About Me: Suzy




An East-Coaster bewildered that I ended up in the Midwest post-graduation. More bewildered that I've come to love it.
[This budget blog chronicles my valiant attempts to make a living off my writing and stay in the black...]
Likes:
vegetables, CSPAN, high heels, travel writing, Anderson Cooper, rooftop bars, watching sports with strangers
Dislikes: monogrammed clothing, people who take pictures of food, my current travel budget, Wednesdays! ugh.

Sunday, December 21, 2008

What Writing Means in My Life

A certain grad school that I applied to asks a notoriously difficult and probing question about what you deem “matters” – what you hold most dearly in your life. I (quite obviously) wrestled with this question for a long time, and I decided in the end that my writing does mean most to me. I don’t explicitly acknowledge my writing enough on this blog, and how much it means to me, and I haven't yet heard about my admission to this school... am getting quite anxious, and so I thought it would be purgative to post an excerpt from my response to that question here:

I love figuring people out. My moment of self-actualization came after reading a book about a middle-aged dentist. A novella with pastel, eighties-style graphics on its cover. The story details how said dentist met his wife and the subtle difficulties of their marriage, sharing a dental practice. That is all that happens. But as I read, I wept, because I recognized myself. I immediately fell for him. And for the author’s power to communicate the fullness of this man’s “mundane” experiences – being a father, touching strangers’ mouths.
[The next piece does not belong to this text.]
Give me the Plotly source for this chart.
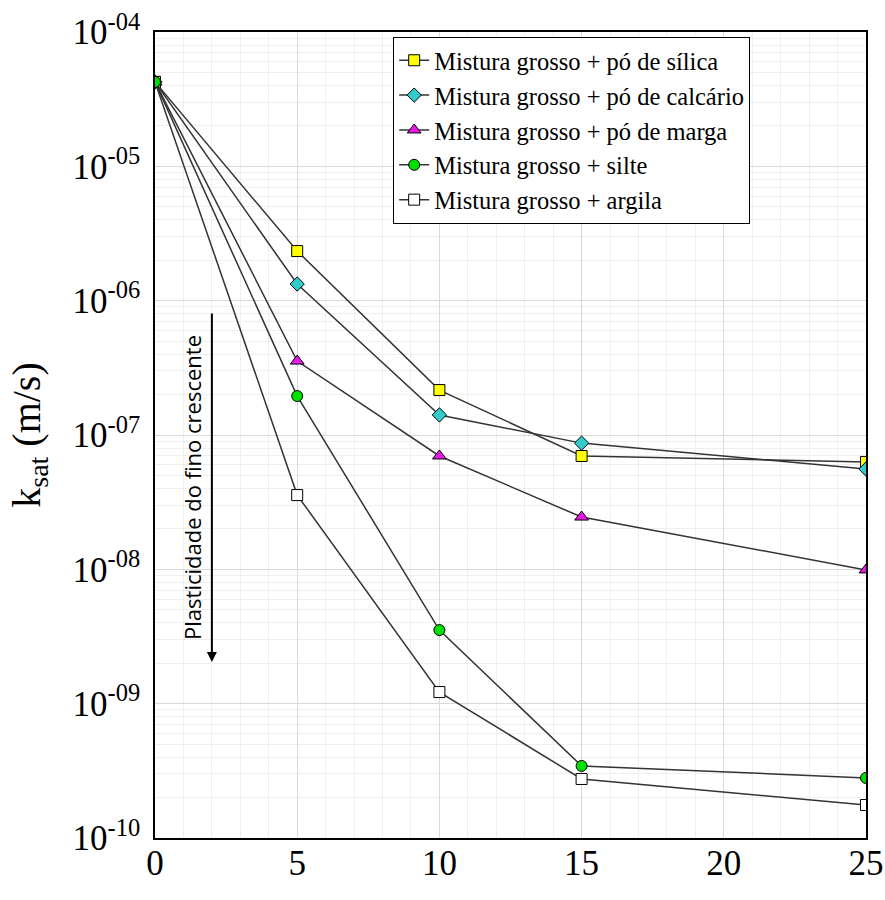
import plotly.graph_objects as go

fines = [0, 5, 10, 15, 25]
silica = [4.25e-5, 2.34e-6, 2.16e-7, 6.98e-8, 6.3e-8]
calcario = [4.25e-5, 1.33e-6, 1.41e-7, 8.7e-8, 5.58e-8]
marga = [4.25e-5, 3.55e-7, 6.98e-8, 2.45e-8, 9.9e-9]
silte = [4.25e-5, 1.95e-7, 3.53e-9, 3.44e-10, 2.8e-10]
argila = [4.25e-5, 3.57e-8, 1.22e-9, 2.75e-10, 1.76e-10]

names = ["Mistura grosso + pó de sílica", "Mistura grosso + pó de calcário",
         "Mistura grosso + pó de marga", "Mistura grosso + silte",
         "Mistura grosso + argila"]
symbols = ["square", "diamond", "triangle-up", "circle", "square"]
colors = ["#FFFF00", "#33CCCC", "#E619E6", "#00E000", "#FFFFFF"]
sizes = [11, 11, 12, 11, 11]

ytick_vals = [1e-10, 1e-9, 1e-8, 1e-7, 1e-6, 1e-5, 1e-4]
ytick_text = ["10<sup>-10</sup>", "10<sup>-09</sup>", "10<sup>-08</sup>", "10<sup>-07</sup>",
              "10<sup>-06</sup>", "10<sup>-05</sup>", "10<sup>-04</sup>"]
xtick_vals = [0, 5, 10, 15, 20, 25]

fig = go.Figure()
series = [silica, calcario, marga, silte, argila]
draw_order = [4, 0, 1, 2, 3]
for i in draw_order:
    fig.add_trace(go.Scatter(
        x=fines, y=series[i], name=names[i], mode="lines+markers", legendrank=i + 1,
        line=dict(color="#333333", width=1.5),
        marker=dict(symbol=symbols[i], size=sizes[i], color=colors[i],
                    line=dict(color="#000000", width=1)),
    ))

serif = "Liberation Serif, Times New Roman, serif"

fig.update_layout(
    width=885, height=900,
    margin=dict(l=155, r=19, t=32, b=62),
    paper_bgcolor="white", plot_bgcolor="white",
    showlegend=True,
    legend=dict(x=0.335, y=0.994, xanchor="left", yanchor="top",
                bgcolor="white", bordercolor="black", borderwidth=1,
                font=dict(family=serif, size=24.5, color="black"),
                itemwidth=30, tracegroupgap=0),
    font=dict(family=serif, color="black"),
)

fig.update_xaxes(
    range=[0, 25], tickvals=xtick_vals, showline=True, linecolor="black",
    linewidth=1.5, mirror=True, ticks="", ticklen=0, tickfont=dict(family=serif, size=35),
    ticklabelstandoff=-7,
    showgrid=True, gridcolor="#D9D9D9", gridwidth=1, automargin=False,
    minor=dict(dtick=1, showgrid=True, gridcolor="#EFEFEF", gridwidth=1),
    zeroline=False,
)
fig.update_yaxes(
    type="log", range=[-10, -4], tickvals=ytick_vals, ticktext=ytick_text,
    showline=True, linecolor="black", linewidth=1.5, mirror=True, ticks="", ticklen=0,
    tickfont=dict(family=serif, size=35), ticklabelstandoff=6, automargin=False,
    showgrid=True, gridcolor="#D9D9D9", gridwidth=1,
    minor=dict(dtick="D1", showgrid=True, gridcolor="#EFEFEF", gridwidth=1),
    title=dict(text="k<sub>sat</sub> (m/s)", font=dict(family=serif, size=40), standoff=20),
    zeroline=False,
)

fig.add_annotation(x=2.0, y=-8.69, ax=2.0, ay=-6.084, xref="x", yref="y",
                   axref="x", ayref="y", showarrow=True, arrowhead=2,
                   arrowsize=1, arrowwidth=2, arrowcolor="black", text="")
fig.add_annotation(x=1.3, y=-7.387, xref="x", yref="y", text="Plasticidade do fino crescente",
                   showarrow=False, textangle=-90,
                   font=dict(family="Open Sans, sans-serif", size=22, color="black"))

fig.write_html("out.html", post_script="document.body.style.margin='0';",
               config={"displayModeBar": False})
Through my own writing, I’ve found meaning in illustrating these kinds of details – being able to dimensionalize my own and others’ experiences and translate them into something universal. Through writing, I’ve developed a habit of meticulous empathy for the seemingly ordinary things that make people who they are.
Last year, I finished a novel I love. For now, it lives in one-hundred-page stacks on my coffee table, but with luck, will live on a used bookshelf with an outdated Millennium-style cover someday. Not what I have written, but the practice of writing – the solitary hours of empathy, spent imagining myself as someone else – is what matters most to me.
Fiction matters because it moves people to see themselves, and to see what they share with others. It helps explain the world and diminishes our confusion when the world doesn’t operate the way we would like. Ultimately, I find writing important because it helps me understand why people are who they are and why they do what they do.

Happy Hanukkah all... May you treasure what "matters" as well! With affection, Suzy.